STILLPOINT Archive: last updated 12/06/2013


You Never Go Out the Way You Came In

By Stephanie Marienau Turpin

During her first-year orientation Kyleen Burke ’12 walked through Lynn, Massachusetts with Gordon IN Lynn director Val Buchanan to learn about service opportunities in the city. Kyleen shared her burgeoning interest in law and Buchanan encouraged her to come learn about the criminal justice system in Lynn. Six years later, Kyleen works at the Lynn juvenile justice organization Straight Ahead Ministries and has been accepted to several law schools to study public interest law.

“I was a Gordon student ‘in Lynn,’ but Val modeled for me that I didn’t have to be a visitor always,” says Kyleen. “I could become part of the community. I don’t make sense here, but I can bring something, and I can learn a lot. A lot.”

Vision and Growth
“Lynn, Lynn, city of sin, you never go out the way you came in”—the well-known jingle mocks Lynn’s historic reputation as a high-crime area. But for Kyleen and others, the rhyme has a different meaning. Gordon IN Lynn has enabled them to explore their vocations in an urban context and discover new visions for their lives, going out profoundly differently than how they came in.

Gordon’s Office of Community Engagement (OCE) brings 500 Gordon students each year into relationships of service and learning across the North Shore, in Boston, and especially in Lynn, where 10 years ago Buchanan moved into the neighborhood and launched a Gordon program initially called the Lynn Initiative. What started as a cluster of connections with community agencies has grown into a multi-faceted set of programs, including academically-based service learning through The Great Conversation and other Gordon courses, a tutoring and mentoring program called College Bound, more than a dozen volunteer Outreach Teams, and a growing focus on bringing to campus social justice conversations on topics like race and immigration. Over 10 years, the OCE has facilitated over 85,000 hours of service to the community.

Trajectories
Experiences in Lynn have deeply influenced many Gordon students’ academic and career choices. As a student, Stephanie Acker Housman ’07 went door-to-door in a Lynn neighborhood to invite youngsters into the College Bound program, inspiring her love of neighborhood development, which she now does full-time in Cambridge.
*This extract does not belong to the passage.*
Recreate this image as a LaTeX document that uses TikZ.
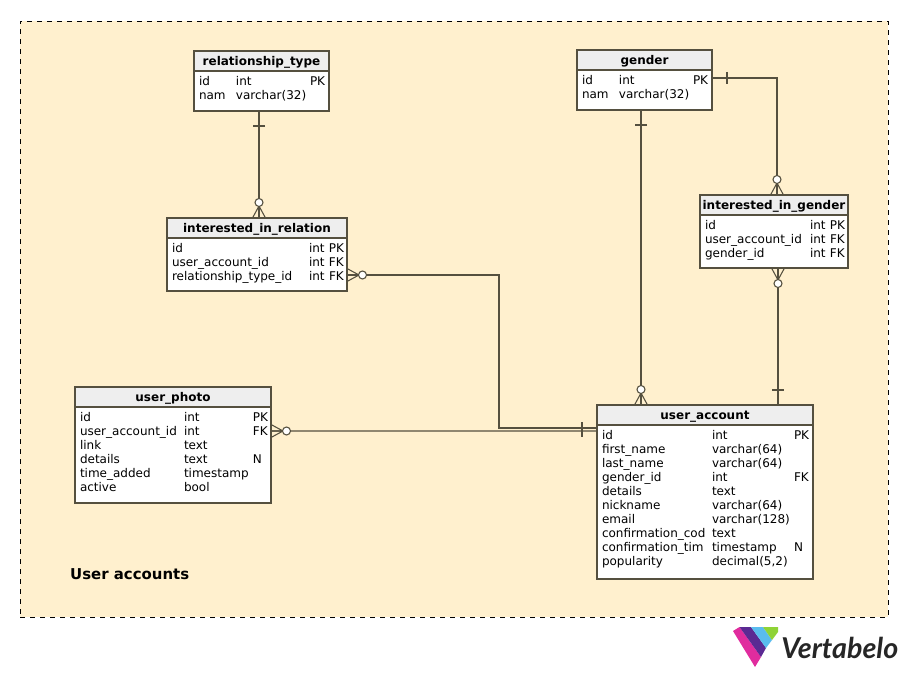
\documentclass[tikz,border=0pt]{standalone}
\usepackage{fontspec}
\setmainfont{DejaVu Sans}
\newfontfamily\logofont{Lato}
\usepackage{array}
\usepackage{tikz}
\usetikzlibrary{positioning}

\definecolor{framefill}{HTML}{FFF0CE}
\definecolor{headfill}{HTML}{EEEEEE}
\definecolor{linegray}{HTML}{55503F}
\definecolor{logopink}{HTML}{E02C9E}
\definecolor{logopurple}{HTML}{5B2A93}
\definecolor{logoblue}{HTML}{5ABCEE}
\definecolor{logogreen}{HTML}{8FD336}

% rows of a table: widths of first two columns, rows, extra space below
\newcommand{\tblrows}[4]{%
  \begin{tabular}{@{}p{#1}@{}p{#2}@{}l@{}}#3\\[#4]\end{tabular}}

\begin{document}
\begin{tikzpicture}[
    x=0.75pt, y=-0.75pt,
    font=\fontsize{9}{10.5}\selectfont,
    conn/.style={draw=linegray, line width=0.8pt},
    tblhead/.style={rectangle, conn, fill=headfill, anchor=north west, outer sep=0pt,
                    minimum height=15pt, inner sep=0pt, text height=8.5pt, text depth=1pt,
                    font=\fontsize{9}{10.5}\selectfont\bfseries},
    tblbody/.style={rectangle, conn, fill=white, outer sep=0pt, inner xsep=3.75pt,
                    inner ysep=3.75pt, align=left},
    crowfoot/.pic={
        \draw[conn] (0,-6.5) -- (12,0) -- (0,6.5) (0,0) -- (12,0);
        \draw[conn, fill=white] (15.5,0) circle[radius=3pt];
    },
    onebar/.pic={\draw[conn] (15,-6) -- (15,6);}
]
\useasboundingbox (0,0) rectangle (908,677);

% ---- Subject area ----
\node[draw=black, line width=0.7pt, dash pattern=on 3.75pt off 3.75pt, fill=framefill, rectangle,
      anchor=north west, minimum width=651pt, minimum height=447pt, outer sep=0pt] (area) at (20,21) {};
\node[anchor=west, font=\fontsize{11.2}{13}\selectfont\bfseries] (areatitle) at (65.5,574.5) {User accounts};

% ---- relationship_type ----
\node[tblhead, minimum width=101.25pt] (reltype) at (194,51) {relationship\_type};
\node[tblbody, below=0pt of reltype, text width=93.75pt] (reltypebody)
    {\tblrows{27.75pt}{55.5pt}{id & int & PK\\ nam & varchar(32) & }{1.5pt}};

% ---- gender ----
\node[tblhead, minimum width=101.25pt] (gender) at (577,50) {gender};
\node[tblbody, below=0pt of gender, text width=93.75pt] (genderbody)
    {\tblrows{27.75pt}{55.5pt}{id & int & PK\\ nam & varchar(32) & }{1.5pt}};

% ---- interested_in_relation ----
\node[tblhead, minimum width=135pt] (interrel) at (167,218) {interested\_in\_relation};
\node[tblbody, below=0pt of interrel, text width=127.5pt] (interrelbody)
    {\tblrows{102.75pt}{15pt}{id & int & PK\\ user\_account\_id & int & FK\\ relationship\_type\_id & int & FK}{0.75pt}};

% ---- interested_in_gender ----
\node[tblhead, minimum width=111pt] (intergen) at (700,195) {interested\_in\_gender};
\node[tblbody, below=0pt of intergen, text width=103.5pt] (intergenbody)
    {\tblrows{78.75pt}{15pt}{id & int & PK\\ user\_account\_id & int & FK\\ gender\_id & int & FK}{0.75pt}};

% ---- user_photo ----
\node[tblhead, minimum width=147pt] (photo) at (75,387) {user\_photo};
\node[tblbody, below=0pt of photo, text width=139.5pt] (photobody)
    {\tblrows{78pt}{51.75pt}{id & int & PK\\ user\_account\_id & int & FK\\ link & text & \\
     details & text & N\\ time\_added & timestamp & \\ active & bool & }{1.5pt}};

% ---- user_account ----
\node[tblhead, minimum width=162pt] (account) at (597,405) {user\_account};
\node[tblbody, below=0pt of account, text width=154.5pt] (accountbody)
    {\tblrows{82.5pt}{61.5pt}{id & int & PK\\ first\_name & varchar(64) & \\ last\_name & varchar(64) & \\
     gender\_id & int & FK\\ details & text & \\ nickname & varchar(64) & \\ email & varchar(128) & \\
     confirmation\_cod & text & \\ confirmation\_tim & timestamp & N\\ popularity & decimal(5,2) & }{3pt}};

% ---- Connector ends ----
\coordinate (reltype-s) at ([shift={(-2.5,0)}]reltypebody.south);
\coordinate (interrel-n) at ([shift={(2,0)}]interrel.north);
\coordinate (interrel-e) at ([shift={(0,10.5)}]interrelbody.east);
\coordinate (gender-e) at ([shift={(0,-12)}]genderbody.east);
\coordinate (gender-s) at ([shift={(-3.5,0)}]genderbody.south);
\coordinate (intergen-n) at ([shift={(3,0)}]intergen.north);
\coordinate (intergen-s) at ([shift={(4,0)}]intergenbody.south);
\coordinate (photo-e) at ([shift={(0,-24)}]photobody.east);
\coordinate (account-n1) at ([shift={(-64,0)}]account.north);
\coordinate (account-n2) at ([shift={(73,0)}]account.north);
\coordinate (account-w1) at ([shift={(0,-74)}]accountbody.west);
\coordinate (account-w2) at ([shift={(0,-71)}]accountbody.west);

% ---- Connectors ----
\draw[conn] (reltype-s) -- (interrel-n);
\pic[rotate=-90] at (reltype-s) {onebar};
\pic[rotate=90] at (interrel-n) {crowfoot};

\draw[conn] (gender-e) -| (intergen-n);
\pic at (gender-e) {onebar};
\pic[rotate=90] at (intergen-n) {crowfoot};

\draw[conn] (gender-s) -- (account-n1);
\pic[rotate=-90] at (gender-s) {onebar};
\pic[rotate=90] at (account-n1) {crowfoot};

\draw[conn] (intergen-s) -- (account-n2);
\pic[rotate=-90] at (intergen-s) {crowfoot};
\pic[rotate=90] at (account-n2) {onebar};

\draw[conn] (interrel-e) -- ++(152,0) |- (account-w1);
\pic at (interrel-e) {crowfoot};
\pic[rotate=180] at (account-w1) {onebar};

\draw[conn] (photo-e) -- (account-w2);
\pic at (photo-e) {crowfoot};
\pic[rotate=180] at (account-w2) {onebar};

% ---- Logo ----
\fill[logopink] (733,631) -- (739.5,627) -- (761,657) -- (755,667) -- cycle;
\fill[logopurple] (739.5,627) -- (751,627) -- (766,648) -- (761,657) -- cycle;
\fill[logoblue] (751,627) -- (763,627) -- (772,640) -- (766,648) -- cycle;
\fill[logogreen] (763,627) -- (778,627) -- (778,632) -- (772,640) -- cycle;
\node[anchor=base west, inner sep=0pt, text=black!85, font=\logofont\fontsize{21.5}{24}\selectfont\bfseries\itshape]
    (logotext) at (781,658) {Vertabelo};

\end{tikzpicture}
\end{document}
Jon Nystedt ’09 was a College Bound tutor while at Gordon and now works for the Lynn Housing Authority—continuing relationships with the same kids he has helped with homework for the past seven years.

Jen Rosenbaum ’08 volunteered with the International Rescue Committee in Lynn throughout college and as a senior conducted qualitative research into Somali-Bantu women’s experiences of pregnancy and birth. An intern now in obstetrics and gynecology at the University of Chicago, she cites her experience with Somali-Bantu women in Lynn as the one that most affected the type of physician she wants to be.

As a student, Becky Jones ’09 volunteered at the New American Center, a consortium of organizations serving refugee and immigrant populations of Lynn. Now she works for the organization full time. Becky explains the intention of many students during their time in Lynn: “I wanted to learn how to think, which went hand-in-hand with how I wanted to be in the world.”

Learning and Mutuality
As part of the academic community, the OCE seeks to inculcate a posture of learning. Service helps students take beyond the classroom what they are learning in their courses, to question it in the light of new experiences, and to live out their theology. The OCE fosters mutual relationships that subvert the traditional paradigm of those who serve and those who receive. Stephanie Housman recalls the clear message that students should not regard Lynn as a “project city that we’re trying to save.”

Instead, the OCE puts Gordon students in the position of learners within the Lynn community and allows Lynners to invite them into relationship.

As a “Lynntern,” Landon Ranck ’12 visited the House of Hope church, which includes professionals, people experiencing homelessness, and some who just walk in off the street. He recalls telling himself one Sunday as the congregation gathered for the Eucharist, “Look around—this is pretty similar to what communion with Jesus would look like.”

Looking Ahead
This type of redeemed community is at the center of the OCE’s vision. Its tenth anniversary feels less like a celebration of what has been accomplished so far and more like a time to look ahead: to visions students are developing for their lives, to the future of Lynn that its local leaders are building, and to what lies ahead for the OCE in the next 10 years of service and learning.
 

Stephanie Marienau Turpin is the associate director of the Gordon College Office of Community Engagement.